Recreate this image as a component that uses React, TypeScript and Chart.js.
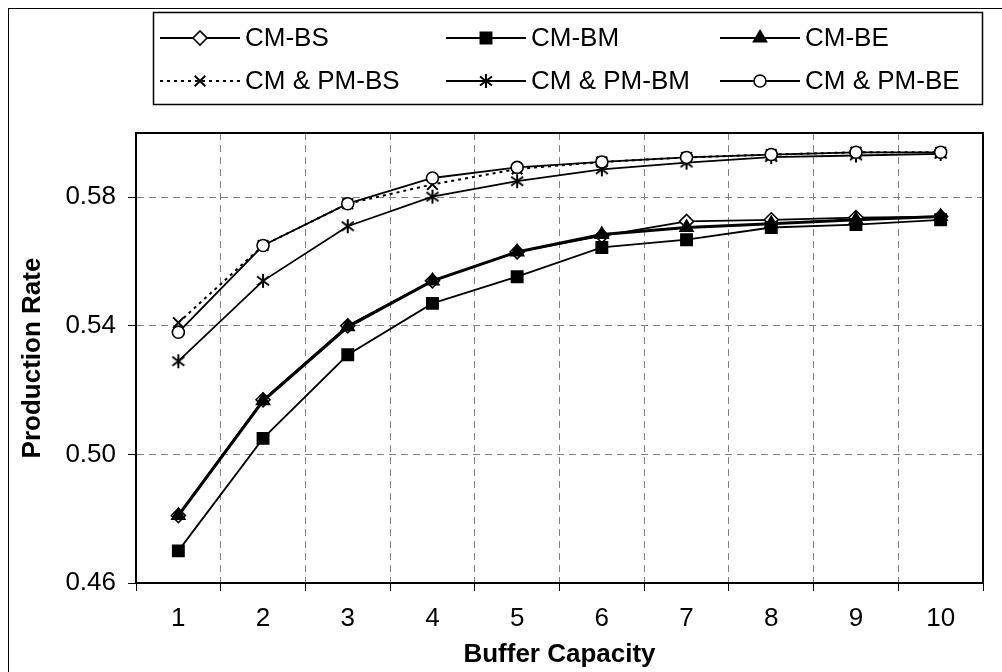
import React, { useEffect, useRef } from "react";
import { Chart, registerables } from "chart.js";
import { drawPoint } from "chart.js/helpers";

Chart.register(...registerables);

// ---- data ----
const categories = ["1", "2", "3", "4", "5", "6", "7", "8", "9", "10"];
const seriesNames = ["CM-BS", "CM-BM", "CM-BE", "CM & PM-BS", "CM & PM-BM", "CM & PM-BE"];
const cmBS = [0.481, 0.517, 0.540, 0.554, 0.563, 0.568, 0.5725, 0.573, 0.5737, 0.574];
const cmBM = [0.470, 0.505, 0.531, 0.547, 0.5553, 0.5644, 0.5668, 0.5706, 0.5715, 0.573];
const cmBE = [0.481, 0.5167, 0.5397, 0.554, 0.563, 0.5684, 0.5706, 0.5718, 0.573, 0.574];
const cmpmBS = [0.541, 0.565, 0.578, 0.584, 0.5888, 0.591, 0.5924, 0.5933, 0.594, 0.594];
const cmpmBM = [0.529, 0.554, 0.571, 0.5802, 0.585, 0.5887, 0.5908, 0.5925, 0.593, 0.5935];
const cmpmBE = [0.538, 0.565, 0.578, 0.586, 0.5893, 0.591, 0.5924, 0.5933, 0.594, 0.594];
const yTicks = [0.46, 0.5, 0.54, 0.58];
const yMin = 0.46;
const yMax = 0.6;

const FONT = "'Liberation Sans', Arial, sans-serif";
const FS = 26;

function makeStar(): HTMLCanvasElement {
  const c = document.createElement("canvas");
  c.width = 16;
  c.height = 16;
  const g = c.getContext("2d")!;
  g.strokeStyle = "#000";
  g.lineWidth = 2;
  g.beginPath();
  g.moveTo(8, 1);
  g.lineTo(8, 15);
  g.moveTo(2, 3.5);
  g.lineTo(14, 12.5);
  g.moveTo(2, 12.5);
  g.lineTo(14, 3.5);
  g.stroke();
  return c;
}

export default function App() {
  const ref = useRef<HTMLCanvasElement>(null);

  useEffect(() => {
    const canvas = ref.current!;
    const star = makeStar();

    const styles: any[] = [
      { pointStyle: "rectRot", radius: 7, bg: "#fff", lw: 1.8, dash: [] },
      { pointStyle: "rect", radius: 8, bg: "#000", lw: 1.8, dash: [] },
      { pointStyle: "triangle", radius: 7.5, bg: "#000", lw: 3, dash: [] },
      { pointStyle: "crossRot", radius: 7.5, bg: "#000", lw: 2, dash: [3, 4] },
      { pointStyle: star, radius: 7, bg: "#000", lw: 1.8, dash: [] },
      { pointStyle: "circle", radius: 6, bg: "#fff", lw: 1.8, dash: [] },
    ];
    const values = [cmBS, cmBM, cmBE, cmpmBS, cmpmBM, cmpmBE];

    const datasets = values.map((v, i) => ({
      label: seriesNames[i],
      data: v,
      borderColor: "#000",
      backgroundColor: styles[i].bg,
      borderWidth: styles[i].lw,
      borderDash: styles[i].dash,
      pointStyle: styles[i].pointStyle,
      pointRadius: styles[i].radius,
      pointBackgroundColor: styles[i].bg,
      pointBorderColor: "#000",
      pointBorderWidth: i === 3 ? 2 : 1.6,
      tension: 0,
      fill: false,
      order: 10 - i,
    }));

    const legendCols = [160, 446, 720];
    const legendRows = [38, 81];
    const sampleLen = 80;

    const framePlugin = {
      id: "framePlugin",
      afterDraw(chart: any) {
        const ctx = chart.ctx as CanvasRenderingContext2D;
        ctx.save();
        ctx.setLineDash([]);
        ctx.strokeStyle = "#000";
        ctx.lineWidth = 1;
        ctx.strokeRect(8.5, 8.5, 1200, 1200);
        const a = chart.chartArea;
        ctx.lineWidth = 2;
        ctx.strokeRect(a.left, a.top, a.right - a.left, a.bottom - a.top);
        // legend box
        ctx.lineWidth = 1.5;
        ctx.strokeRect(153.5, 12.5, 829, 92);
        ctx.font = `${FS}px ${FONT}`;
        ctx.textBaseline = "middle";
        ctx.textAlign = "left";
        chart.data.datasets.forEach((ds: any, i: number) => {
          const x0 = legendCols[i % 3];
          const y = legendRows[Math.floor(i / 3)];
          ctx.save();
          ctx.strokeStyle = "#000";
          ctx.lineWidth = Math.min(ds.borderWidth, 2);
          ctx.setLineDash(ds.borderDash || []);
          ctx.beginPath();
          ctx.moveTo(x0, y);
          ctx.lineTo(x0 + sampleLen, y);
          ctx.stroke();
          ctx.setLineDash([]);
          ctx.fillStyle = ds.pointBackgroundColor;
          ctx.lineWidth = ds.pointBorderWidth;
          drawPoint(ctx, { pointStyle: ds.pointStyle, radius: ds.pointRadius, rotation: 0, borderWidth: ds.pointBorderWidth } as any, x0 + sampleLen / 2, y);
          ctx.restore();
          ctx.fillStyle = "#000";
          ctx.fillText(ds.label, x0 + sampleLen + 5, y + 1);
        });
        ctx.restore();
      },
    };

    const chart = new Chart(canvas, {
      type: "line",
      data: { labels: categories, datasets: datasets as any },
      options: {
        responsive: false,
        animation: false,
        devicePixelRatio: 1,
        layout: { padding: { top: 133, right: 19, left: 0, bottom: 0 } },
        plugins: { legend: { display: false }, tooltip: { enabled: false } },
        scales: {
          x: {
            type: "category",
            offset: true,
            grid: {
              offset: true,
              color: "#808080",
              lineWidth: 1,
              tickLength: 8,
              tickColor: "#000",
              tickWidth: 1,
            },
            border: { display: true, color: "#000", width: 2, dash: [7, 5] },
            ticks: { color: "#000", font: { family: FONT, size: FS }, padding: 12, maxRotation: 0 },
            title: {
              display: true,
              text: "Buffer Capacity",
              color: "#000",
              font: { family: FONT, size: FS, weight: "bold" },
              padding: { top: 0, bottom: 2 },
            },
            afterFit: (s: any) => {
              s.height = 89;
            },
          },
          y: {
            min: yMin,
            max: yMax,
            afterBuildTicks: (s: any) => {
              s.ticks = yTicks.map((v) => ({ value: v }));
            },
            grid: {
              color: "#808080",
              lineWidth: 1,
              tickLength: 8,
              tickColor: "#000",
              tickWidth: 1,
            },
            border: { display: true, color: "#000", width: 2, dash: [7, 5] },
            ticks: {
              color: "#000",
              font: { family: FONT, size: FS },
              padding: 12,
              callback: (v: any) => Number(v).toFixed(2),
            },
            title: {
              display: true,
              text: "Production Rate",
              color: "#000",
              font: { family: FONT, size: FS, weight: "bold" },
              padding: { top: 17, bottom: 0 },
            },
            afterFit: (s: any) => {
              s.width = 136;
            },
          },
        },
      },
      plugins: [framePlugin],
    });
    return () => chart.destroy();
  }, []);

  return (
    <div style={{ position: "absolute", left: 0, top: 0, width: 1002, height: 672, background: "#fff" }}>
      <canvas ref={ref} width={1002} height={672} style={{ display: "block" }} />
    </div>
  );
}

### What is being asked
Repeat only the lines from the beginning of the material through the line containing "Chart.register(...registerables);", both ends kept, leaving pictures out.

### Task result
Recreate this image as a component that uses React, TypeScript and Chart.js.
import React, { useEffect, useRef } from "react";
import { Chart, registerables } from "chart.js";
import { drawPoint } from "chart.js/helpers";

Chart.register(...registerables);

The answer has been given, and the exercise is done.